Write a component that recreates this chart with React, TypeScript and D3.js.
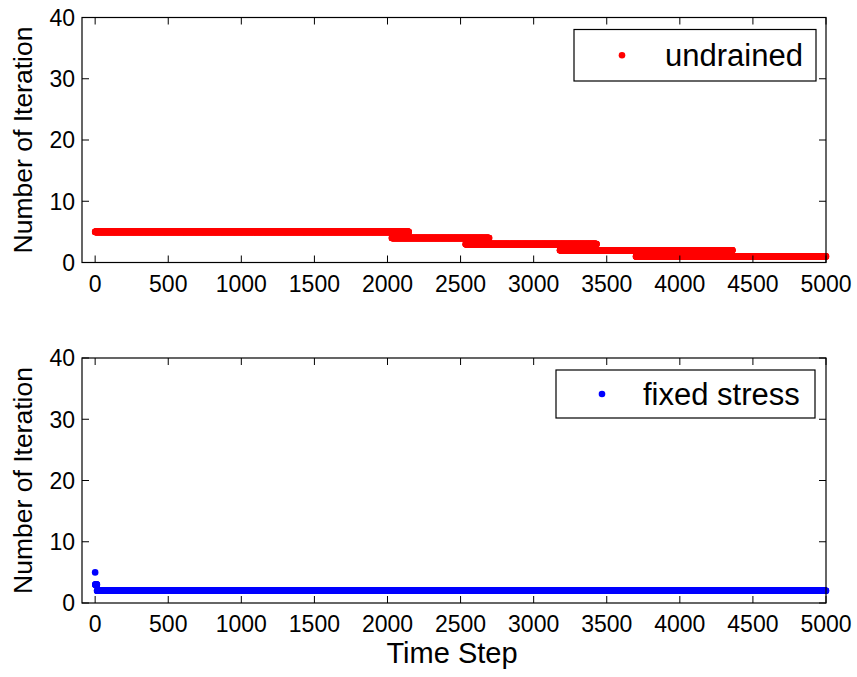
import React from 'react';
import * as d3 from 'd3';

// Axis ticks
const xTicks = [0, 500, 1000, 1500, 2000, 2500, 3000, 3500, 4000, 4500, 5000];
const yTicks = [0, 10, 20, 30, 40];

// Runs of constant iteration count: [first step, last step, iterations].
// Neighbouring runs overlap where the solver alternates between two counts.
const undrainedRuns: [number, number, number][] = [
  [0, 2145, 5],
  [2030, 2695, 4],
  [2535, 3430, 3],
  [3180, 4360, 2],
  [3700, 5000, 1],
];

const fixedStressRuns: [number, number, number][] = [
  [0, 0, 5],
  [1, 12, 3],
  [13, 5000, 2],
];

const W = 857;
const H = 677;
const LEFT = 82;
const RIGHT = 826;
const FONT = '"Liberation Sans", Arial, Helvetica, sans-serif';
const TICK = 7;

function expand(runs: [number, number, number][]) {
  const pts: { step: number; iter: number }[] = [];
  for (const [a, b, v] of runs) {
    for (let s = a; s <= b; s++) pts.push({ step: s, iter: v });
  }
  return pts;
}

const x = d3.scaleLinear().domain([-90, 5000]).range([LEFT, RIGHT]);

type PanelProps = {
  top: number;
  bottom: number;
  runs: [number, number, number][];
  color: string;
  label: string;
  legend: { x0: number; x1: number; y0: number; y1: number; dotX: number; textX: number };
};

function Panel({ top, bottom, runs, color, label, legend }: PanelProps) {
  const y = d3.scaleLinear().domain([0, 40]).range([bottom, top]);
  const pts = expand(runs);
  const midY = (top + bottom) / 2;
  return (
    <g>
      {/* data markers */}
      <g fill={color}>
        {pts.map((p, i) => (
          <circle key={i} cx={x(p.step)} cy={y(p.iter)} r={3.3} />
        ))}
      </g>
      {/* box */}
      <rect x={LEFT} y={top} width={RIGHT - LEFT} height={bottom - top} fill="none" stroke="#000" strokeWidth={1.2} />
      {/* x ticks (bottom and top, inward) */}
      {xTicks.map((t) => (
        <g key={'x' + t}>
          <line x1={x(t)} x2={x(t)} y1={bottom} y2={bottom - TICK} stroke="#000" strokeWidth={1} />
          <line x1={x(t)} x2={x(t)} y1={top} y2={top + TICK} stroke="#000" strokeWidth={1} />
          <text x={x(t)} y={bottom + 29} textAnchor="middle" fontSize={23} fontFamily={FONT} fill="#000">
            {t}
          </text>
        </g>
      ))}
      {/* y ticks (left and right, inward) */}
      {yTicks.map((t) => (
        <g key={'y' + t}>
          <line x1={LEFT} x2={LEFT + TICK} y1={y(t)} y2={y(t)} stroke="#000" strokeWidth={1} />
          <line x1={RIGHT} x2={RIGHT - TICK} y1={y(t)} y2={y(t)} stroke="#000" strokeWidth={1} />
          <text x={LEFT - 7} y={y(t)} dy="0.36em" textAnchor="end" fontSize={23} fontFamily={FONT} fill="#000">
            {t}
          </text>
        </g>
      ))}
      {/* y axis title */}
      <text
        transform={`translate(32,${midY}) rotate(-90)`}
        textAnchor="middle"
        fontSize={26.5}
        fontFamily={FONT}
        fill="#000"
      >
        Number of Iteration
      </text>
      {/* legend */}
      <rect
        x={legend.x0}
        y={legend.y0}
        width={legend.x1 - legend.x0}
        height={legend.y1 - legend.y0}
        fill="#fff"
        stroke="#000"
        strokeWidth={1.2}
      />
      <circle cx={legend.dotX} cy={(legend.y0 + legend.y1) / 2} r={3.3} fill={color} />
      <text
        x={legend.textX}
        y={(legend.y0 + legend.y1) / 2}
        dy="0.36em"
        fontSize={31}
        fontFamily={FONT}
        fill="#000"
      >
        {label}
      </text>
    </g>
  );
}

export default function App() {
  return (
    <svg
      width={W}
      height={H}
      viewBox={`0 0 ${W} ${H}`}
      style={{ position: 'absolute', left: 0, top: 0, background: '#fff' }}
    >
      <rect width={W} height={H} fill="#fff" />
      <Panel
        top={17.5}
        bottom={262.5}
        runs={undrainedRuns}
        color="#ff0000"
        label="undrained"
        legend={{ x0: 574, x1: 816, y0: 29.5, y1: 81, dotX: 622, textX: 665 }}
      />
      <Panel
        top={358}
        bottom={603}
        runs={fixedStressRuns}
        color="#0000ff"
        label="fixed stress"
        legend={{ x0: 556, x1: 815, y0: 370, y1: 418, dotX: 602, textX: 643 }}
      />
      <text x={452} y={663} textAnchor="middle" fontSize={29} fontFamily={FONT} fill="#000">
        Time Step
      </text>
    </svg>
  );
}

.....

* [Exercise instructions]: Your task is to repeat the material above exactly, without its pictures.

* [Exercise answer]:
Write a component that recreates this chart with React, TypeScript and D3.js.
import React from 'react';
import * as d3 from 'd3';

// Axis ticks
const xTicks = [0, 500, 1000, 1500, 2000, 2500, 3000, 3500, 4000, 4500, 5000];
const yTicks = [0, 10, 20, 30, 40];

// Runs of constant iteration count: [first step, last step, iterations].
// Neighbouring runs overlap where the solver alternates between two counts.
const undrainedRuns: [number, number, number][] = [
  [0, 2145, 5],
  [2030, 2695, 4],
  [2535, 3430, 3],
  [3180, 4360, 2],
  [3700, 5000, 1],
];

const fixedStressRuns: [number, number, number][] = [
  [0, 0, 5],
  [1, 12, 3],
  [13, 5000, 2],
];

const W = 857;
const H = 677;
const LEFT = 82;
const RIGHT = 826;
const FONT = '"Liberation Sans", Arial, Helvetica, sans-serif';
const TICK = 7;

function expand(runs: [number, number, number][]) {
  const pts: { step: number; iter: number }[] = [];
  for (const [a, b, v] of runs) {
    for (let s = a; s <= b; s++) pts.push({ step: s, iter: v });
  }
  return pts;
}

const x = d3.scaleLinear().domain([-90, 5000]).range([LEFT, RIGHT]);

type PanelProps = {
  top: number;
  bottom: number;
  runs: [number, number, number][];
  color: string;
  label: string;
  legend: { x0: number; x1: number; y0: number; y1: number; dotX: number; textX: number };
};

function Panel({ top, bottom, runs, color, label, legend }: PanelProps) {
  const y = d3.scaleLinear().domain([0, 40]).range([bottom, top]);
  const pts = expand(runs);
  const midY = (top + bottom) / 2;
  return (
    <g>
      {/* data markers */}
      <g fill={color}>
        {pts.map((p, i) => (
          <circle key={i} cx={x(p.step)} cy={y(p.iter)} r={3.3} />
        ))}
      </g>
      {/* box */}
      <rect x={LEFT} y={top} width={RIGHT - LEFT} height={bottom - top} fill="none" stroke="#000" strokeWidth={1.2} />
      {/* x ticks (bottom and top, inward) */}
      {xTicks.map((t) => (
        <g key={'x' + t}>
          <line x1={x(t)} x2={x(t)} y1={bottom} y2={bottom - TICK} stroke="#000" strokeWidth={1} />
          <line x1={x(t)} x2={x(t)} y1={top} y2={top + TICK} stroke="#000" strokeWidth={1} />
          <text x={x(t)} y={bottom + 29} textAnchor="middle" fontSize={23} fontFamily={FONT} fill="#000">
            {t}
          </text>
        </g>
      ))}
      {/* y ticks (left and right, inward) */}
      {yTicks.map((t) => (
        <g key={'y' + t}>
          <line x1={LEFT} x2={LEFT + TICK} y1={y(t)} y2={y(t)} stroke="#000" strokeWidth={1} />
          <line x1={RIGHT} x2={RIGHT - TICK} y1={y(t)} y2={y(t)} stroke="#000" strokeWidth={1} />
          <text x={LEFT - 7} y={y(t)} dy="0.36em" textAnchor="end" fontSize={23} fontFamily={FONT} fill="#000">
            {t}
          </text>
        </g>
      ))}
      {/* y axis title */}
      <text
        transform={`translate(32,${midY}) rotate(-90)`}
        textAnchor="middle"
        fontSize={26.5}
        fontFamily={FONT}
        fill="#000"
      >
        Number of Iteration
      </text>
      {/* legend */}
      <rect
        x={legend.x0}
        y={legend.y0}
        width={legend.x1 - legend.x0}
        height={legend.y1 - legend.y0}
        fill="#fff"
        stroke="#000"
        strokeWidth={1.2}
      />
      <circle cx={legend.dotX} cy={(legend.y0 + legend.y1) / 2} r={3.3} fill={color} />
      <text
        x={legend.textX}
        y={(legend.y0 + legend.y1) / 2}
        dy="0.36em"
        fontSize={31}
        fontFamily={FONT}
        fill="#000"
      >
        {label}
      </text>
    </g>
  );
}

export default function App() {
  return (
    <svg
      width={W}
      height={H}
      viewBox={`0 0 ${W} ${H}`}
      style={{ position: 'absolute', left: 0, top: 0, background: '#fff' }}
    >
      <rect width={W} height={H} fill="#fff" />
      <Panel
        top={17.5}
        bottom={262.5}
        runs={undrainedRuns}
        color="#ff0000"
        label="undrained"
        legend={{ x0: 574, x1: 816, y0: 29.5, y1: 81, dotX: 622, textX: 665 }}
      />
      <Panel
        top={358}
        bottom={603}
        runs={fixedStressRuns}
        color="#0000ff"
        label="fixed stress"
        legend={{ x0: 556, x1: 815, y0: 370, y1: 418, dotX: 602, textX: 643 }}
      />
      <text x={452} y={663} textAnchor="middle" fontSize={29} fontFamily={FONT} fill="#000">
        Time Step
      </text>
    </svg>
  );
}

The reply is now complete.